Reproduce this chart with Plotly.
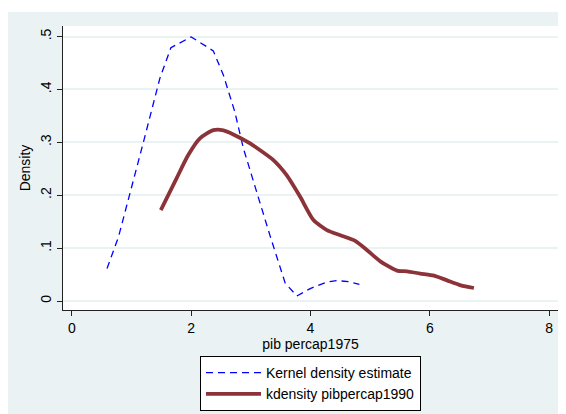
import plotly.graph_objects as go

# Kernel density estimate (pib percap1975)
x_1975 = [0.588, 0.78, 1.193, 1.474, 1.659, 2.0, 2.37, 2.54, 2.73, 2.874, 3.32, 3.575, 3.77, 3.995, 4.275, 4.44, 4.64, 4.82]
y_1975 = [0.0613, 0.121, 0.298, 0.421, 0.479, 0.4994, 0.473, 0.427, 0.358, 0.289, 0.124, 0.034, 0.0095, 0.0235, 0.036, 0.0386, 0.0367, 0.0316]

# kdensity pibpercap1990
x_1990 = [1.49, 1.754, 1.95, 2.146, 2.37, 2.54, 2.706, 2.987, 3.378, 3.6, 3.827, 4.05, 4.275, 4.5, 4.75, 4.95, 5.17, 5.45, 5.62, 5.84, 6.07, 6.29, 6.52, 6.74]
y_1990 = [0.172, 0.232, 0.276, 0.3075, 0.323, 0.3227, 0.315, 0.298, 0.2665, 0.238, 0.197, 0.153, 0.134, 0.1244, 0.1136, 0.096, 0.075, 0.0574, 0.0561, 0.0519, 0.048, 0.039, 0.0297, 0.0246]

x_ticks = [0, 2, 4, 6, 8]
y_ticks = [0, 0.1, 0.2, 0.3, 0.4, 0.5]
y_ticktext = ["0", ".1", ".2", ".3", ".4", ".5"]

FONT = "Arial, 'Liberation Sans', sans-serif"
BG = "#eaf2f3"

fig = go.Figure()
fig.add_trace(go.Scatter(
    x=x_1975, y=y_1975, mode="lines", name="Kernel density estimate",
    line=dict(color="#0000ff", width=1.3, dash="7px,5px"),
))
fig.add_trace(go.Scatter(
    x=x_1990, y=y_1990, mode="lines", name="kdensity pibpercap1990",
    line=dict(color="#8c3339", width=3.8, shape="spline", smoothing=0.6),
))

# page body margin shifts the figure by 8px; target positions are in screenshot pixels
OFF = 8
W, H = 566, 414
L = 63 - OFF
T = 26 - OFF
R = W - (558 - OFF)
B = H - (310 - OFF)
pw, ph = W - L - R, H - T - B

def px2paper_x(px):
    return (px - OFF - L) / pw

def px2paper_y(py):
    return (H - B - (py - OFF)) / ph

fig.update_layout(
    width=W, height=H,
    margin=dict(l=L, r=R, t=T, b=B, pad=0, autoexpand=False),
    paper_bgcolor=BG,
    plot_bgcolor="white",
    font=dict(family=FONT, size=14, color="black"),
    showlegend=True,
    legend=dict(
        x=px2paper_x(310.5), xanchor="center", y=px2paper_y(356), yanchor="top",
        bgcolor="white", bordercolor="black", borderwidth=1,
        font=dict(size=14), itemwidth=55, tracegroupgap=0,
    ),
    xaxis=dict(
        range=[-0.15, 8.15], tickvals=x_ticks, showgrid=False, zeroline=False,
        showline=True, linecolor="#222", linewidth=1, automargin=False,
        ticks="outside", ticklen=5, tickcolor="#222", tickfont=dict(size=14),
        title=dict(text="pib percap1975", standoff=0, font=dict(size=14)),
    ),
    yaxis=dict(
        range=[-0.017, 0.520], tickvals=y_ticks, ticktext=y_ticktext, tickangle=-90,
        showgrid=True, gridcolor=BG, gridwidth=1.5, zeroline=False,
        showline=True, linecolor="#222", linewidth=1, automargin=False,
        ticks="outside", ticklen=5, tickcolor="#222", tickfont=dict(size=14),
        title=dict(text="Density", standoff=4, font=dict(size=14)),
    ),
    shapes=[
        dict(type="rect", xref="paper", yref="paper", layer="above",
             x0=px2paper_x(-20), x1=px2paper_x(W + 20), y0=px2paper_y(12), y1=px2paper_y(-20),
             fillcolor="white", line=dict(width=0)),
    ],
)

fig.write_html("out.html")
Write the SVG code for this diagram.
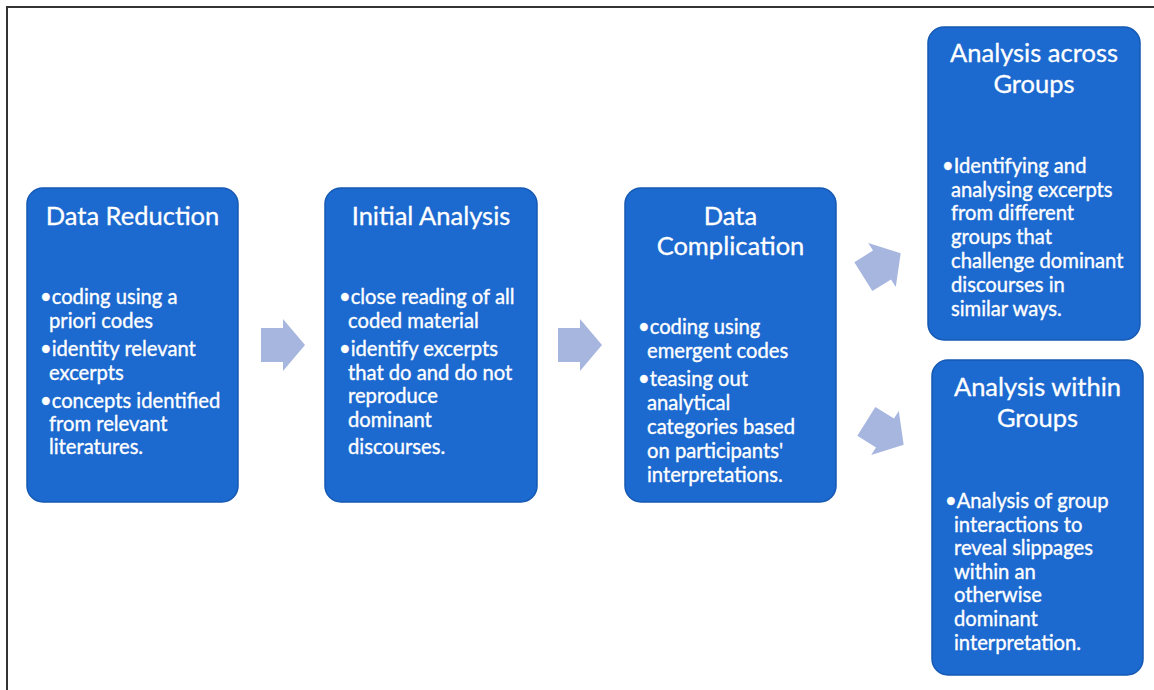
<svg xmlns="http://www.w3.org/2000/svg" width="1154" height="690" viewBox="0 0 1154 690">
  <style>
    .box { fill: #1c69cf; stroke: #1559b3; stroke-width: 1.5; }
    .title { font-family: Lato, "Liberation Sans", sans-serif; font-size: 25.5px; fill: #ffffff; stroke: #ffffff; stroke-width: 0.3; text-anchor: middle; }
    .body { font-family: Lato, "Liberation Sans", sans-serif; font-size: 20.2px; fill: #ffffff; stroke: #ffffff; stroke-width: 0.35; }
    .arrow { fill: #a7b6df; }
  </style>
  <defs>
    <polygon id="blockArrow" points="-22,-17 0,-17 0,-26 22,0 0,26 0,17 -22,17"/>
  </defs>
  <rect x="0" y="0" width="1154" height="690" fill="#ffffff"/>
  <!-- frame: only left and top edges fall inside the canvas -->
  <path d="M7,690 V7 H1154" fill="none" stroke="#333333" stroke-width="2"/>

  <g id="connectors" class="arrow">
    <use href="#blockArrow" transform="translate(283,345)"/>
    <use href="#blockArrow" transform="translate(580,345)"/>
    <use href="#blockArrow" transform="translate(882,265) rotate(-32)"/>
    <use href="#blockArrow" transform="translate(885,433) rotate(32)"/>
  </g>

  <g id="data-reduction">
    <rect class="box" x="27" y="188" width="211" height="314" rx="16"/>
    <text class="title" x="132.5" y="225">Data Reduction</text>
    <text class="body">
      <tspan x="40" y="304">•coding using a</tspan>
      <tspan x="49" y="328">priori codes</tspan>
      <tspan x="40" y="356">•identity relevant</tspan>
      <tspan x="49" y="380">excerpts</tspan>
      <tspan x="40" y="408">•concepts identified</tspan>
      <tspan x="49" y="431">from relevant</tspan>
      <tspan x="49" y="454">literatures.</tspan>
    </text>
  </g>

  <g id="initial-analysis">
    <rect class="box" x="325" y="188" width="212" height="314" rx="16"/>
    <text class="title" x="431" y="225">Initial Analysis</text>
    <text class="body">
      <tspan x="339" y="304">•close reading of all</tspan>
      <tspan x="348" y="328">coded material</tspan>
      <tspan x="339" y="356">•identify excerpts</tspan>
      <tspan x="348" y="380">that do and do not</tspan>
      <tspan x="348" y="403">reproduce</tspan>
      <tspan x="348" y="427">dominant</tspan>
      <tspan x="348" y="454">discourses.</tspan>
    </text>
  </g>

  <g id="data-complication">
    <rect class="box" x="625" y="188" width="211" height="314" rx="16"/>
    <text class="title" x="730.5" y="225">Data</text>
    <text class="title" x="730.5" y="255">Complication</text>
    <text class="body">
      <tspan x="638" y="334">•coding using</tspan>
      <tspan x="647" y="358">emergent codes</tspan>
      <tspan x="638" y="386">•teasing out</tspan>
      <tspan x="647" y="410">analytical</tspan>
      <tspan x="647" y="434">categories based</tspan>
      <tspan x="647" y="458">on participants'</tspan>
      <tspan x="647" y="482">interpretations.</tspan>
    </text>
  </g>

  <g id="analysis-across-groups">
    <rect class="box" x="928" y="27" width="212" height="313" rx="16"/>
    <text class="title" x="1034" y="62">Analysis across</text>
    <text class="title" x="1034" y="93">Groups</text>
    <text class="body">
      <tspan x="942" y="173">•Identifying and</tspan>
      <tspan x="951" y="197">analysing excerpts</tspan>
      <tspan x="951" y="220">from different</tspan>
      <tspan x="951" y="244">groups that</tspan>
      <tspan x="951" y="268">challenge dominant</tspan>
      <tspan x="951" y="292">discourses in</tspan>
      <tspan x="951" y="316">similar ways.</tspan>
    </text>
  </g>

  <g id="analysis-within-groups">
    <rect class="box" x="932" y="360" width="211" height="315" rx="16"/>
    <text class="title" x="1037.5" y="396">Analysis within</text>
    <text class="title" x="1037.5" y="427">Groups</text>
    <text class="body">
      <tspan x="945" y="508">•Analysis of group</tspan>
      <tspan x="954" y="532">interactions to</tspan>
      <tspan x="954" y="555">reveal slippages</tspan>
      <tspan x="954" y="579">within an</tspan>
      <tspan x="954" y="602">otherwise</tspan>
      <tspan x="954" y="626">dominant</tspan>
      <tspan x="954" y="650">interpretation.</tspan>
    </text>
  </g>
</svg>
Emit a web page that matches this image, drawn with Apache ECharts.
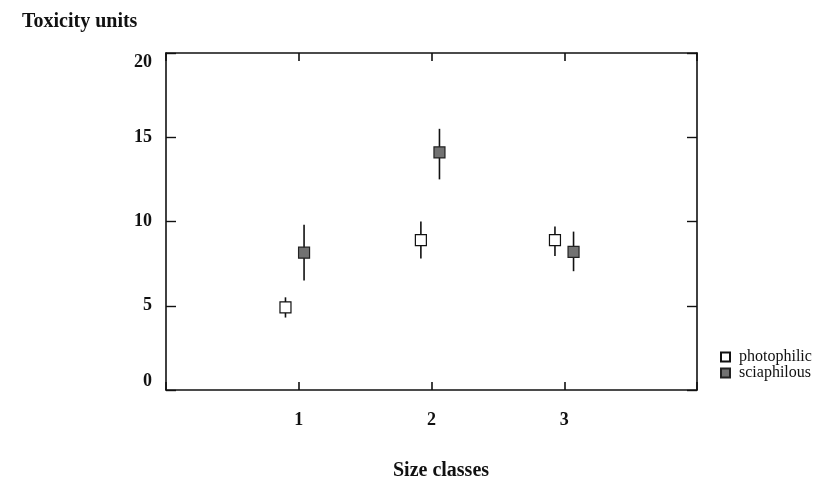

● **PROBLEM**: Restate only the lines running from the start of the material above through the line containing "0.0386, 0.0367, 0.0316]", ends included. No pictures.

● **CORRECT RESPONSE**:
Reproduce this chart with Plotly.
import plotly.graph_objects as go

# Kernel density estimate (pib percap1975)
x_1975 = [0.588, 0.78, 1.193, 1.474, 1.659, 2.0, 2.37, 2.54, 2.73, 2.874, 3.32, 3.575, 3.77, 3.995, 4.275, 4.44, 4.64, 4.82]
y_1975 = [0.0613, 0.121, 0.298, 0.421, 0.479, 0.4994, 0.473, 0.427, 0.358, 0.289, 0.124, 0.034, 0.0095, 0.0235, 0.036, 0.0386, 0.0367, 0.0316]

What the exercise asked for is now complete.